RECORDS FOR THIS TASK:
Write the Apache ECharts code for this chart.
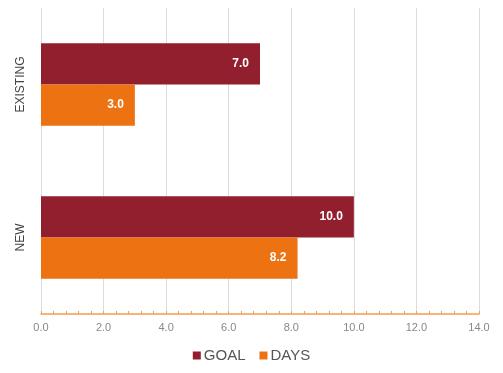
<!DOCTYPE html>
<html><head><meta charset="utf-8">
<script src="https://cdn.jsdelivr.net/npm/echarts@6/dist/echarts.min.js"></script>
<style>html,body{margin:0;padding:0;background:#fff}#c{width:503px;height:373px}</style>
</head><body><div id="c"></div>
<script>
const categories = ['EXISTING', 'NEW'];
const goal = [7.0, 10.0];
const days = [3.0, 8.2];
const xTicks = { min: 0, max: 14, interval: 2 };

const chart = echarts.init(document.getElementById('c'), null, { renderer: 'canvas' });
const label = {
  show: true, position: 'insideRight', color: '#fff', fontWeight: 'bold',
  fontSize: 12, fontFamily: 'Liberation Sans, Arial', distance: 11,
  formatter: p => p.value.toFixed(1)
};
chart.setOption({
  animation: false,
  grid: { left: 41, right: 24, top: 8, bottom: 59 },
  legend: {
    bottom: 5, left: 'center', itemWidth: 8, itemHeight: 8, itemGap: 14,
    icon: 'rect',
    textStyle: { color: '#555', fontSize: 15, fontFamily: 'Liberation Sans, Arial', padding: [0, 0, 0, -2] },
    data: ['GOAL', 'DAYS']
  },
  xAxis: {
    type: 'value', min: xTicks.min, max: xTicks.max, interval: xTicks.interval,
    axisLine: { show: true, lineStyle: { color: '#f0a050', width: 1.5 } },
    axisTick: { show: true, length: 3, inside: true, lineStyle: { color: '#f0a050' } },
    minorTick: { show: true, splitNumber: 5, length: 3, lineStyle: { color: '#f0a050' } },
    splitLine: { show: true, lineStyle: { color: '#dcdcdc' } },
    axisLabel: { color: '#888', fontSize: 11, fontFamily: 'Liberation Sans, Arial', margin: 8,
      formatter: v => v.toFixed(1) }
  },
  yAxis: {
    type: 'category', data: categories, inverse: true,
    axisLine: { show: false }, axisTick: { show: false },
    axisLabel: { rotate: 90, color: '#444', fontSize: 12, fontFamily: 'Liberation Sans, Arial', margin: 14 }
  },
  series: [
    { name: 'GOAL', type: 'bar', data: goal, barWidth: '27%', barGap: '0%',
      itemStyle: { color: '#921f2e' }, label },
    { name: 'DAYS', type: 'bar', data: days, barWidth: '27%', barGap: '0%',
      itemStyle: { color: '#ec7212' }, label }
  ]
});
</script></body></html>
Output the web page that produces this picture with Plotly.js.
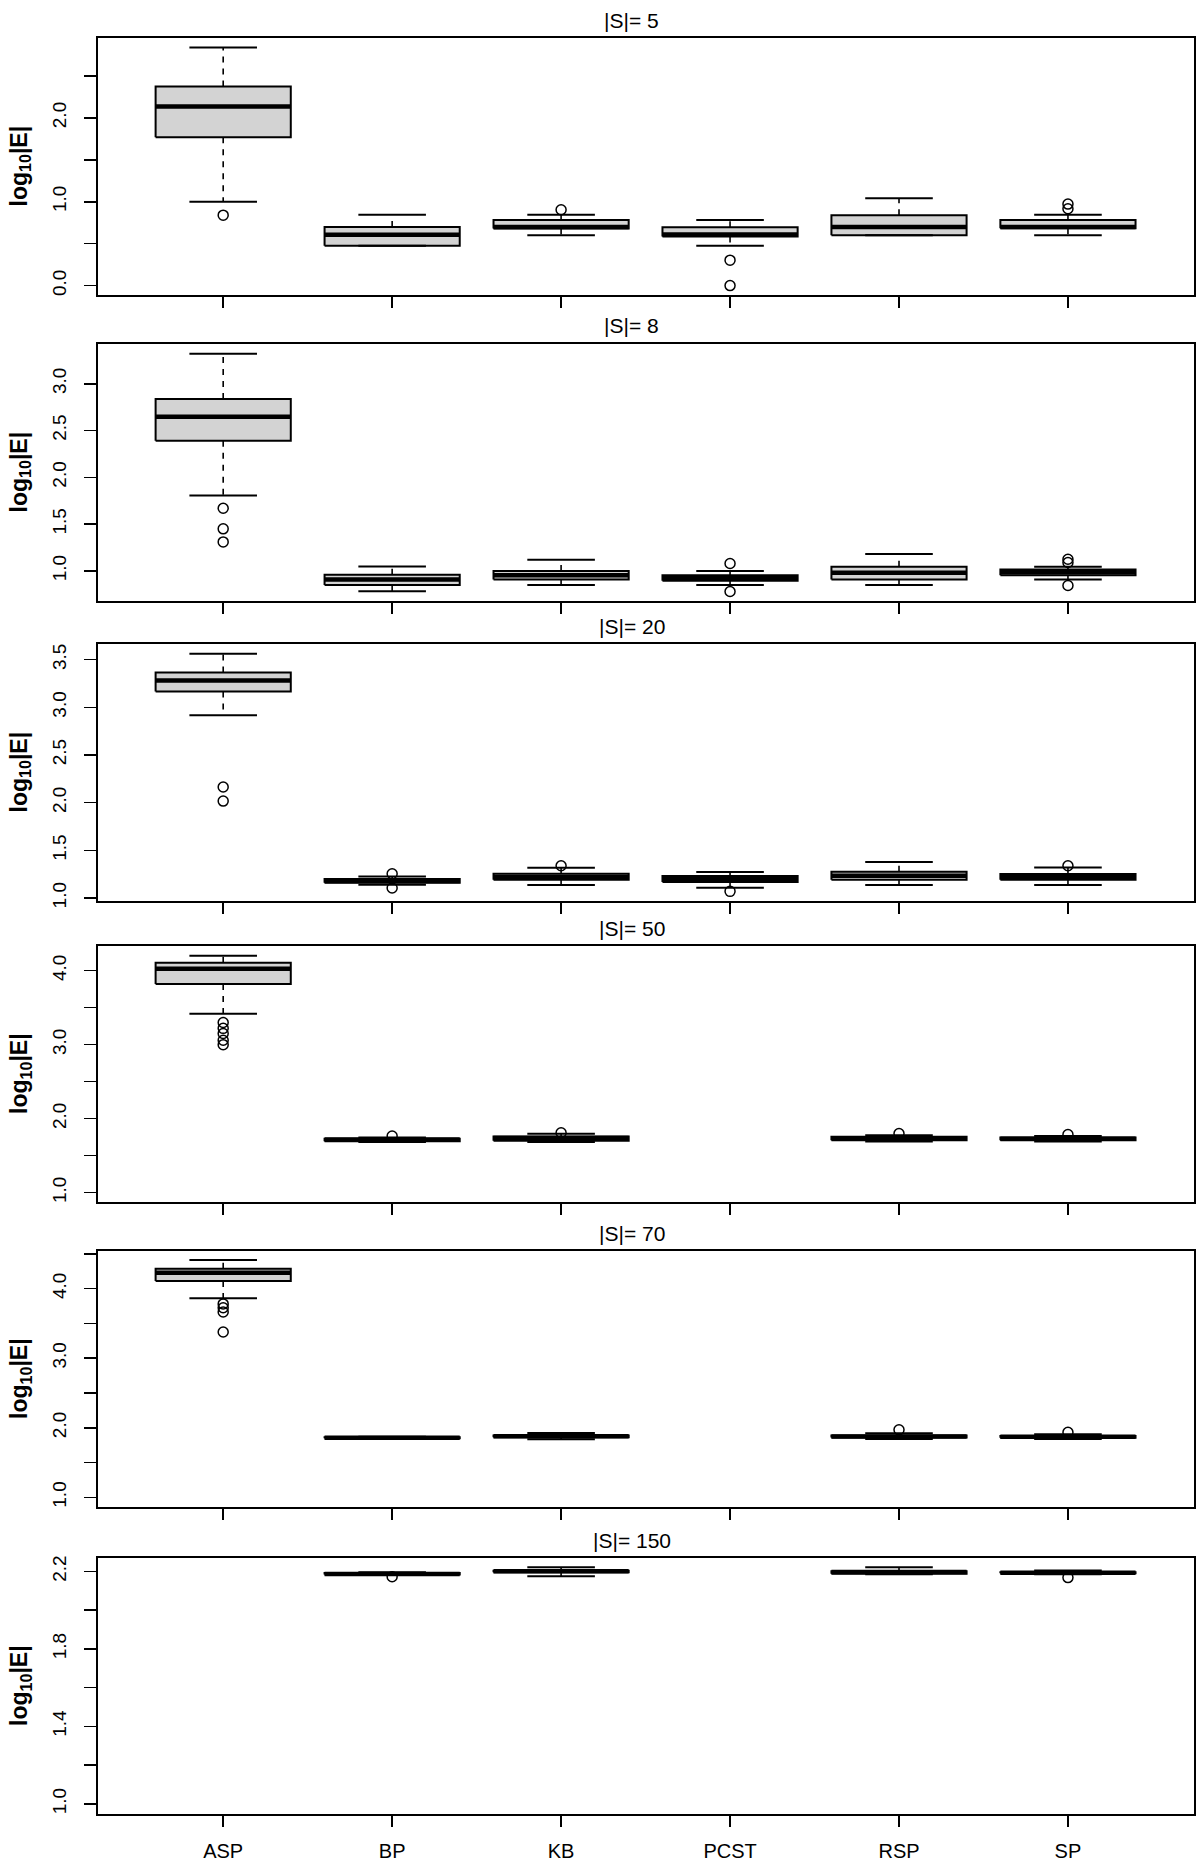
<!DOCTYPE html>
<html>
<head>
<meta charset="utf-8">
<script src="https://cdn.plot.ly/plotly-3.0.1.min.js"></script>
<style>html,body{margin:0;padding:0;background:#fff;}#chart{width:1200px;height:1862px;}</style>
</head>
<body>
<div id="chart"></div>
<script>
// ---------------- data (log10 |E|), one row per |S| panel, one column per method ----------------
const categories = ['ASP', 'BP', 'KB', 'PCST', 'RSP', 'SP'];
const setSizes = [5, 8, 20, 50, 70, 150];

const whiskerLow = [
  [1.00, 0.474, 0.60, 0.474, 0.60, 0.60],
  [1.806, 0.783, 0.85, 0.85, 0.85, 0.908],
  [2.916, 1.14, 1.136, 1.109, 1.137, 1.137],
  [3.416, 1.685, 1.684, null, 1.69, 1.69],
  [3.86, 1.845, 1.835, null, 1.84, 1.84],
  [null, 2.183, 2.175, null, 2.185, 2.185]
];
const quartile1 = [
  [1.769, 0.474, 0.68, 0.586, 0.60, 0.685],
  [2.39, 0.85, 0.908, 0.896, 0.908, 0.955],
  [3.167, 1.16, 1.192, 1.168, 1.193, 1.193],
  [3.82, 1.695, 1.70, null, 1.71, 1.71],
  [4.11, 1.85, 1.865, null, 1.86, 1.855],
  [null, 2.184, 2.196, null, 2.188, 2.19]
];
const medians = [
  [2.135, 0.606, 0.70, 0.61, 0.70, 0.70],
  [2.647, 0.908, 0.955, 0.927, 0.98, 0.985],
  [3.282, 1.178, 1.22, 1.20, 1.235, 1.22],
  [4.027, 1.72, 1.738, null, 1.735, 1.73],
  [4.23, 1.858, 1.877, null, 1.875, 1.87],
  [null, 2.186, 2.20, null, 2.197, 2.193]
];
const quartile3 = [
  [2.375, 0.70, 0.781, 0.697, 0.84, 0.781],
  [2.836, 0.96, 1.00, 0.955, 1.045, 1.015],
  [3.366, 1.20, 1.255, 1.231, 1.277, 1.252],
  [4.108, 1.728, 1.76, null, 1.755, 1.745],
  [4.287, 1.865, 1.89, null, 1.89, 1.88],
  [null, 2.192, 2.203, null, 2.20, 2.196]
];
const whiskerHigh = [
  [2.84, 0.845, 0.845, 0.781, 1.04, 0.845],
  [3.32, 1.047, 1.12, 1.00, 1.18, 1.045],
  [3.562, 1.227, 1.318, 1.273, 1.378, 1.319],
  [4.202, 1.745, 1.796, null, 1.775, 1.765],
  [4.41, 1.87, 1.925, null, 1.92, 1.905],
  [null, 2.195, 2.221, null, 2.221, 2.205]
];
const outlierValues = [
  [[0.84], [], [0.904], [0.303, 0.0], [], [0.972, 0.916]],
  [[1.67, 1.45, 1.31], [], [], [1.08, 0.78], [], [1.125, 1.09, 0.845]],
  [[2.164, 2.017], [1.255, 1.105], [1.339], [1.07], [], [1.339]],
  [[3.30, 3.22, 3.15, 3.06, 3.00], [1.765], [1.81], [], [1.80], [1.785]],
  [[3.78, 3.726, 3.664, 3.377], [], [], [], [1.97], [1.935]],
  [[], [2.172], [], [], [], [2.168]]
];

// ---------------- axis ticks per panel ----------------
const yLabelVals = [
  [0, 1, 2],
  [1, 1.5, 2, 2.5, 3],
  [1, 1.5, 2, 2.5, 3, 3.5],
  [1, 2, 3, 4],
  [1, 2, 3, 4],
  [1, 1.4, 1.8, 2.2]
];
const yLabelText = [
  ['0.0', '1.0', '2.0'],
  ['1.0', '1.5', '2.0', '2.5', '3.0'],
  ['1.0', '1.5', '2.0', '2.5', '3.0', '3.5'],
  ['1.0', '2.0', '3.0', '4.0'],
  ['1.0', '2.0', '3.0', '4.0'],
  ['1.0', '1.4', '1.8', '2.2']
];
const yUnlabeledVals = [
  [0.5, 1.5, 2.5],
  [],
  [],
  [1.5, 2.5, 3.5],
  [1.5, 2.5, 3.5, 4.5],
  [1.2, 1.6, 2.0]
];
const yRanges = [
  [-0.112, 2.952], [0.679, 3.424], [0.969, 3.664],
  [0.874, 4.333], [0.861, 4.541], [0.948, 2.269]
];

// ---------------- layout geometry (pixels) ----------------
const W = 1200, H = 1862;
const boxLeft = 98, boxRight = 1194;
const panelTop = [38, 344, 644, 946, 1251, 1558];
const panelBottom = [295, 601, 901, 1202, 1507, 1814];
const titleX = 632;
const HALF = 0.4, STAPLE = 0.2;
const FONT = 'Liberation Sans, Arial, Helvetica, sans-serif';

const traces = [];
const layout = {
  width: W, height: H,
  margin: {l: 0, r: 0, t: 0, b: 0},
  paper_bgcolor: '#ffffff', plot_bgcolor: '#ffffff',
  showlegend: false,
  font: {family: FONT, color: '#000'},
  annotations: []
};

const xDomain = [boxLeft / W, boxRight / W];

setSizes.forEach((s, p) => {
  const n = p + 1;
  const xa = n === 1 ? 'x' : 'x' + n;
  const ya = n === 1 ? 'y' : 'y' + n;
  const yDomain = [1 - panelBottom[p] / H, 1 - panelTop[p] / H];

  const bx = [], by = [], wx = [], wy = [], sx = [], sy = [], mx = [], my = [], ox = [], oy = [];
  categories.forEach((c, i) => {
    const xc = i + 1;
    const lo = whiskerLow[p][i], a = quartile1[p][i], m = medians[p][i], b = quartile3[p][i], hi = whiskerHigh[p][i];
    if (m !== null) {
      bx.push(xc - HALF, xc + HALF, xc + HALF, xc - HALF, xc - HALF, null);
      by.push(a, a, b, b, a, null);
      wx.push(xc, xc, null, xc, xc, null);
      wy.push(b, hi, null, a, lo, null);
      sx.push(xc - STAPLE, xc + STAPLE, null, xc - STAPLE, xc + STAPLE, null);
      sy.push(hi, hi, null, lo, lo, null);
      mx.push(xc - HALF, xc + HALF, null);
      my.push(m, m, null);
    }
    outlierValues[p][i].forEach(v => { ox.push(xc); oy.push(v); });
  });

  traces.push({type: 'scatter', mode: 'lines', xaxis: xa, yaxis: ya, x: bx, y: by,
    fill: 'toself', fillcolor: '#d3d3d3', line: {color: '#000', width: 2}, hoverinfo: 'skip'});
  traces.push({type: 'scatter', mode: 'lines', xaxis: xa, yaxis: ya, x: wx, y: wy,
    line: {color: '#000', width: 1.6, dash: '6px,6px'}, hoverinfo: 'skip'});
  traces.push({type: 'scatter', mode: 'lines', xaxis: xa, yaxis: ya, x: sx, y: sy,
    line: {color: '#000', width: 2}, hoverinfo: 'skip'});
  traces.push({type: 'scatter', mode: 'lines', xaxis: xa, yaxis: ya, x: mx, y: my,
    line: {color: '#000', width: 4.5}, hoverinfo: 'skip'});
  traces.push({type: 'scatter', mode: 'markers', xaxis: xa, yaxis: ya, x: ox, y: oy,
    marker: {symbol: 'circle-open', size: 10, color: '#000', line: {width: 1.5, color: '#000'}}, hoverinfo: 'skip'});

  const isLast = p === setSizes.length - 1;
  layout['xaxis' + (n === 1 ? '' : n)] = {
    domain: xDomain, anchor: ya, range: [0.259, 6.746],
    tickmode: 'array', tickvals: categories.map((c, i) => i + 1),
    ticktext: categories,
    showticklabels: isLast,
    ticks: 'outside', ticklen: 11, tickwidth: 1.6, tickcolor: '#000',
    showline: true, linewidth: 2, linecolor: '#000', mirror: true,
    showgrid: false, zeroline: false, fixedrange: true,
    tickfont: {family: FONT, size: 20, color: '#000'},
    ticklabelstandoff: 7
  };
  layout['yaxis' + (n === 1 ? '' : n)] = {
    domain: yDomain, anchor: xa, range: yRanges[p],
    tickmode: 'array', tickvals: yLabelVals[p], ticktext: yLabelText[p],
    minor: {tickmode: 'array', tickvals: yUnlabeledVals[p], ticks: 'outside',
            ticklen: 12, tickwidth: 1.6, tickcolor: '#000', showgrid: false},
    tickangle: -90,
    ticks: 'outside', ticklen: 12, tickwidth: 1.6, tickcolor: '#000',
    showline: true, linewidth: 2, linecolor: '#000', mirror: true,
    showgrid: false, zeroline: false, fixedrange: true,
    tickfont: {family: FONT, size: 19, color: '#000'},
    ticklabelstandoff: 10
  };

  layout.annotations.push({
    xref: 'paper', yref: 'paper', x: titleX / W, y: 1 - (panelTop[p] - 18) / H,
    text: '|S|= ' + s, showarrow: false, xanchor: 'center', yanchor: 'middle',
    font: {family: FONT, size: 21, color: '#000'}
  });
  layout.annotations.push({
    xref: 'paper', yref: 'paper', x: 20 / W, y: (yDomain[0] + yDomain[1]) / 2,
    text: '<b>log<sub>10</sub>|E|</b>', textangle: -90, showarrow: false,
    xanchor: 'center', yanchor: 'middle',
    font: {family: FONT, size: 23, color: '#000'}
  });
});

Plotly.newPlot('chart', traces, layout, {displayModeBar: false, staticPlot: true});
</script>
</body>
</html>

INSTRUCTIONS TO FOLLOW: Using the data above, which lines fall from the one with "Output the web" through the one with "const setSizes = [5, 8, 20, 50, 70, 150];"? Repeat them exactly, ends included, minus any pictures.

RESPONSE TO THIS TASK:
Output the web page that produces this picture with Plotly.js.
<!DOCTYPE html>
<html>
<head>
<meta charset="utf-8">
<script src="https://cdn.plot.ly/plotly-3.0.1.min.js"></script>
<style>html,body{margin:0;padding:0;background:#fff;}#chart{width:1200px;height:1862px;}</style>
</head>
<body>
<div id="chart"></div>
<script>
// ---------------- data (log10 |E|), one row per |S| panel, one column per method ----------------
const categories = ['ASP', 'BP', 'KB', 'PCST', 'RSP', 'SP'];
const setSizes = [5, 8, 20, 50, 70, 150];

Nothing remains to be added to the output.